Pictures are to be left out. Copy exactly the lines from the one containing "Generate a web" to the one containing "const yTicks = [2, 4, 6, 8, 10, 12];", both ends kept.

--- START Records supplied ---

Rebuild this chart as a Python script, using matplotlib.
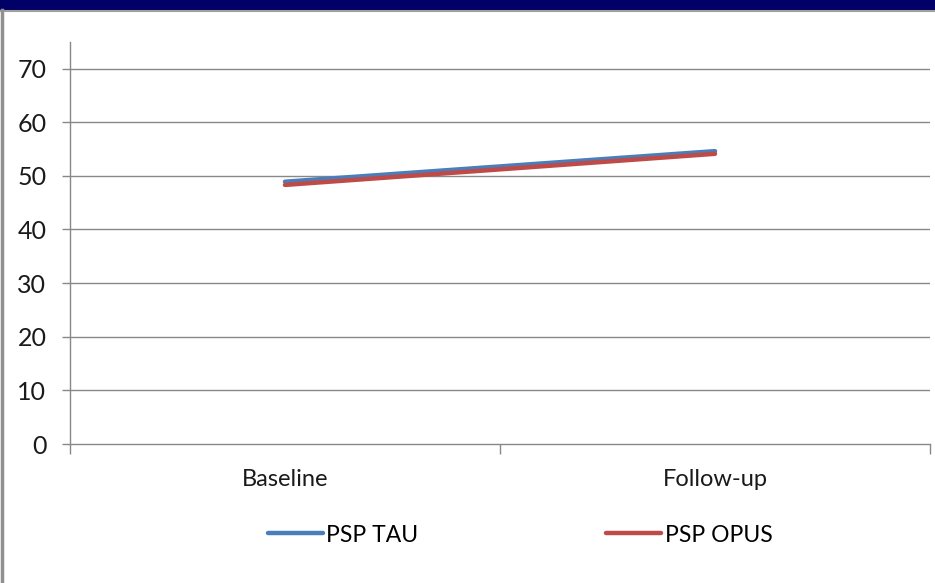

--- END Records supplied ---
--- START Records supplied ---

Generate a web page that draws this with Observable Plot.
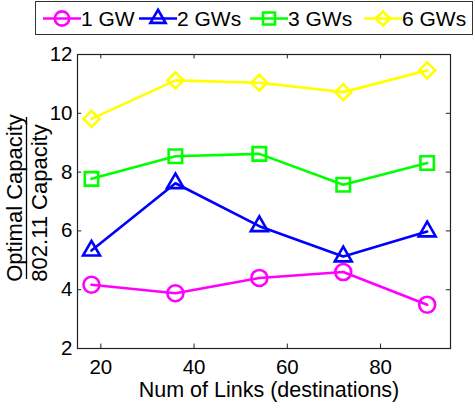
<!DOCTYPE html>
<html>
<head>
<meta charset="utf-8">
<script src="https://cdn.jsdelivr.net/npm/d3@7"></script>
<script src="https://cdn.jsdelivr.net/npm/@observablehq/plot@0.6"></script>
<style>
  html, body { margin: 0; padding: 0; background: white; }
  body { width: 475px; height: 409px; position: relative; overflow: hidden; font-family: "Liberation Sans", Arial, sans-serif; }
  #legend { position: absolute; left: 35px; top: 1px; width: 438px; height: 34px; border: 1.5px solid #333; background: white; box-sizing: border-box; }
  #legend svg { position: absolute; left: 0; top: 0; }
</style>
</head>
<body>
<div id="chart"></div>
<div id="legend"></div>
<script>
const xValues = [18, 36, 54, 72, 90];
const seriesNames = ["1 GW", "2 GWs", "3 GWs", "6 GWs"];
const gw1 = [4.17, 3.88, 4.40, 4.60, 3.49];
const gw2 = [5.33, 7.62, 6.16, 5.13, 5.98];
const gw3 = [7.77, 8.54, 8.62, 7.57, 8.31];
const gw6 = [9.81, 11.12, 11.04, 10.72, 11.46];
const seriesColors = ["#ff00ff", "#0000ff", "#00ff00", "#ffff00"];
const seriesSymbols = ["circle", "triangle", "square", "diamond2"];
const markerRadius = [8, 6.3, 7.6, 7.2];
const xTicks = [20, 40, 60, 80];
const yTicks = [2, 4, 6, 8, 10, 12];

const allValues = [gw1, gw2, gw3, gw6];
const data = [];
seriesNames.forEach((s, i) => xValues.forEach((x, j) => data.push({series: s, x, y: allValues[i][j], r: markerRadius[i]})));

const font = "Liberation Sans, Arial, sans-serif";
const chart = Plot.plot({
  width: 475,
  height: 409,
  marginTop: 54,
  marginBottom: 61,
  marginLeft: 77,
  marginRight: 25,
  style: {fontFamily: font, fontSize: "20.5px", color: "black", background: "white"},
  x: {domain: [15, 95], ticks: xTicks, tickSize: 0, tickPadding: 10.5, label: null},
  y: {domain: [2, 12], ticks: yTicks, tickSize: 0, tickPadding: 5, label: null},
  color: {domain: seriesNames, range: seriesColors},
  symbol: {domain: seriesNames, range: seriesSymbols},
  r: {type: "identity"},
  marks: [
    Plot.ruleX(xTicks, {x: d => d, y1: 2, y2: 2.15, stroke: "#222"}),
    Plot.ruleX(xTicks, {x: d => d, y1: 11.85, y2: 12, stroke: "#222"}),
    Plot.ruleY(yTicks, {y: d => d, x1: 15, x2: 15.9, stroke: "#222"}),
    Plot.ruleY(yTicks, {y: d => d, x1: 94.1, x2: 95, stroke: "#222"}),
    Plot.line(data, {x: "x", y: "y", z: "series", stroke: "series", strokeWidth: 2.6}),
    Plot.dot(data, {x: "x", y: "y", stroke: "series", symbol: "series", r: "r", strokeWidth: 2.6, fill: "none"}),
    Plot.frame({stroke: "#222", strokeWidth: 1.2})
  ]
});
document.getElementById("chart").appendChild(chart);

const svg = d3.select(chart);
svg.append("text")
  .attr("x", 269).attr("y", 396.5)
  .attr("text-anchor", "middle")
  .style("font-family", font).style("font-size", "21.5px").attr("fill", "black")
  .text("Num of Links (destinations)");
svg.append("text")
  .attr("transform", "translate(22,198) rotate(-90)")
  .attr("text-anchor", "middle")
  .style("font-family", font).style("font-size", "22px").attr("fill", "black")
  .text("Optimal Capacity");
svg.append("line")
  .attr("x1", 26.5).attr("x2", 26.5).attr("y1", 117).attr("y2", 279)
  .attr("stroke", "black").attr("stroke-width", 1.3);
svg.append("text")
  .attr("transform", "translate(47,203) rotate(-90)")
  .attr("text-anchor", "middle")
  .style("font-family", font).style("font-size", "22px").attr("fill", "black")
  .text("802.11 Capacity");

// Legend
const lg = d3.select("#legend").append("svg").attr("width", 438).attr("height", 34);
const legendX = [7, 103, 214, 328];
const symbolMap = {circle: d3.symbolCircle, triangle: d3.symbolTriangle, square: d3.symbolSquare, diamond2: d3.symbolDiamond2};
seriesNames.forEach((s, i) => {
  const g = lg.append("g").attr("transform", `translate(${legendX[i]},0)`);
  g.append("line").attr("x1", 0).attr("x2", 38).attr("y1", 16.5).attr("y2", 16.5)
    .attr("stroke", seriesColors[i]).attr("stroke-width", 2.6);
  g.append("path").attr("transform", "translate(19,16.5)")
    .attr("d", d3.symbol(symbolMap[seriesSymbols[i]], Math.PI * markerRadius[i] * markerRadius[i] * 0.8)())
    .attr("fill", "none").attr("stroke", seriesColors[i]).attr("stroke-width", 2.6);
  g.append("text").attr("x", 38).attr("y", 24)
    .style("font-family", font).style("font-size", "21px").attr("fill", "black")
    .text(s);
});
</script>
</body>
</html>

--- END Records supplied ---
--- START Records supplied ---

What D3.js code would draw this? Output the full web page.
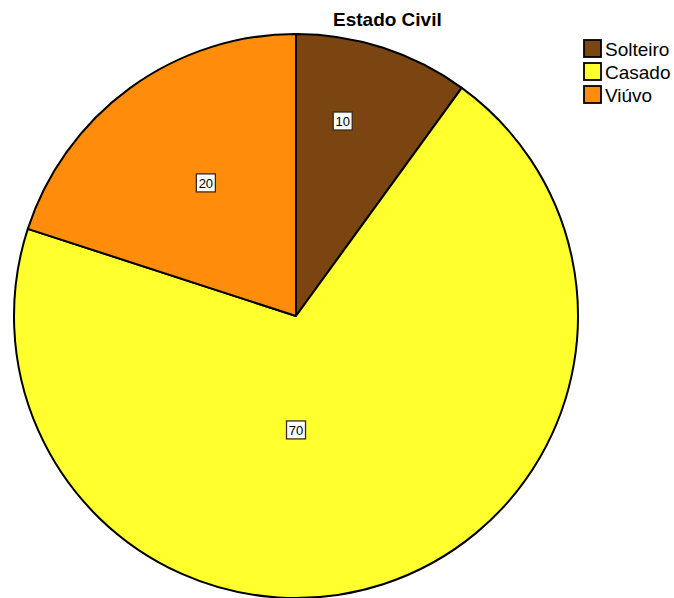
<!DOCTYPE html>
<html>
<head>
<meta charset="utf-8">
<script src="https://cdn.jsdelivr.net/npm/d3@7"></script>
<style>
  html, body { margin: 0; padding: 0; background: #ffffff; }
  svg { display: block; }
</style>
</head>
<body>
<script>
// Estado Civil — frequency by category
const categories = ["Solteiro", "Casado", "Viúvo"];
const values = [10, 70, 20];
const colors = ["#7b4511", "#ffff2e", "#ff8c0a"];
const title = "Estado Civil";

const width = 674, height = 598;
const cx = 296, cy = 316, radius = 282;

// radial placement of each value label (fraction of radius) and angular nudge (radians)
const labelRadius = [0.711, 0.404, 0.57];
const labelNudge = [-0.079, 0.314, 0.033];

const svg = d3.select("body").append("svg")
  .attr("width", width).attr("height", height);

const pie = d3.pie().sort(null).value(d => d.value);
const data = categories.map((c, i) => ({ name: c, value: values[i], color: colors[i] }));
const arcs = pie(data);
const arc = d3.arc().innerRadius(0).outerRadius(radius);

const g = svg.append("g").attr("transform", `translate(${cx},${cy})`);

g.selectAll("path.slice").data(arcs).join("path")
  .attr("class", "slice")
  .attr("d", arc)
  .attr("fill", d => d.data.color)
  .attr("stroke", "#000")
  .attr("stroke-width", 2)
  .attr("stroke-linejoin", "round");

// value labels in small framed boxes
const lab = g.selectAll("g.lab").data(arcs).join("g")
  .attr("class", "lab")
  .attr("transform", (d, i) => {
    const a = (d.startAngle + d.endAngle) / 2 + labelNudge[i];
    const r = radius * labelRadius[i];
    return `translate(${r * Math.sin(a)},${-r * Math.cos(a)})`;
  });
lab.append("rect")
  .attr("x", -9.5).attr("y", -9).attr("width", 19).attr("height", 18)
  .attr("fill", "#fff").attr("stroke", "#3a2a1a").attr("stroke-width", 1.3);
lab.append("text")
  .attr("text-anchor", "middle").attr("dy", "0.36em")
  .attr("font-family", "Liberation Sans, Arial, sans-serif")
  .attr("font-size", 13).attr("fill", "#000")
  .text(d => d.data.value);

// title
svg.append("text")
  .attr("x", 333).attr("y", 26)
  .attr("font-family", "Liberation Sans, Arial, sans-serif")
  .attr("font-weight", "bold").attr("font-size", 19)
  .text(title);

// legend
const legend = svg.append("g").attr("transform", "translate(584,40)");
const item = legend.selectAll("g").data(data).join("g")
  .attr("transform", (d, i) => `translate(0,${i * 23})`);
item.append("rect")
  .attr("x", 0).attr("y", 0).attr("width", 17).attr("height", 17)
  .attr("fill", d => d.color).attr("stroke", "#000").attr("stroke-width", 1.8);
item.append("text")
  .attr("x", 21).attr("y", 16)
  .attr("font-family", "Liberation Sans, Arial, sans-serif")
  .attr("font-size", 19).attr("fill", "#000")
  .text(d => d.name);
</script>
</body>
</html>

--- END Records supplied ---

■ **Problem solution**:
Generate a web page that draws this with Observable Plot.
<!DOCTYPE html>
<html>
<head>
<meta charset="utf-8">
<script src="https://cdn.jsdelivr.net/npm/d3@7"></script>
<script src="https://cdn.jsdelivr.net/npm/@observablehq/plot@0.6"></script>
<style>
  html, body { margin: 0; padding: 0; background: white; }
  body { width: 475px; height: 409px; position: relative; overflow: hidden; font-family: "Liberation Sans", Arial, sans-serif; }
  #legend { position: absolute; left: 35px; top: 1px; width: 438px; height: 34px; border: 1.5px solid #333; background: white; box-sizing: border-box; }
  #legend svg { position: absolute; left: 0; top: 0; }
</style>
</head>
<body>
<div id="chart"></div>
<div id="legend"></div>
<script>
const xValues = [18, 36, 54, 72, 90];
const seriesNames = ["1 GW", "2 GWs", "3 GWs", "6 GWs"];
const gw1 = [4.17, 3.88, 4.40, 4.60, 3.49];
const gw2 = [5.33, 7.62, 6.16, 5.13, 5.98];
const gw3 = [7.77, 8.54, 8.62, 7.57, 8.31];
const gw6 = [9.81, 11.12, 11.04, 10.72, 11.46];
const seriesColors = ["#ff00ff", "#0000ff", "#00ff00", "#ffff00"];
const seriesSymbols = ["circle", "triangle", "square", "diamond2"];
const markerRadius = [8, 6.3, 7.6, 7.2];
const xTicks = [20, 40, 60, 80];
const yTicks = [2, 4, 6, 8, 10, 12];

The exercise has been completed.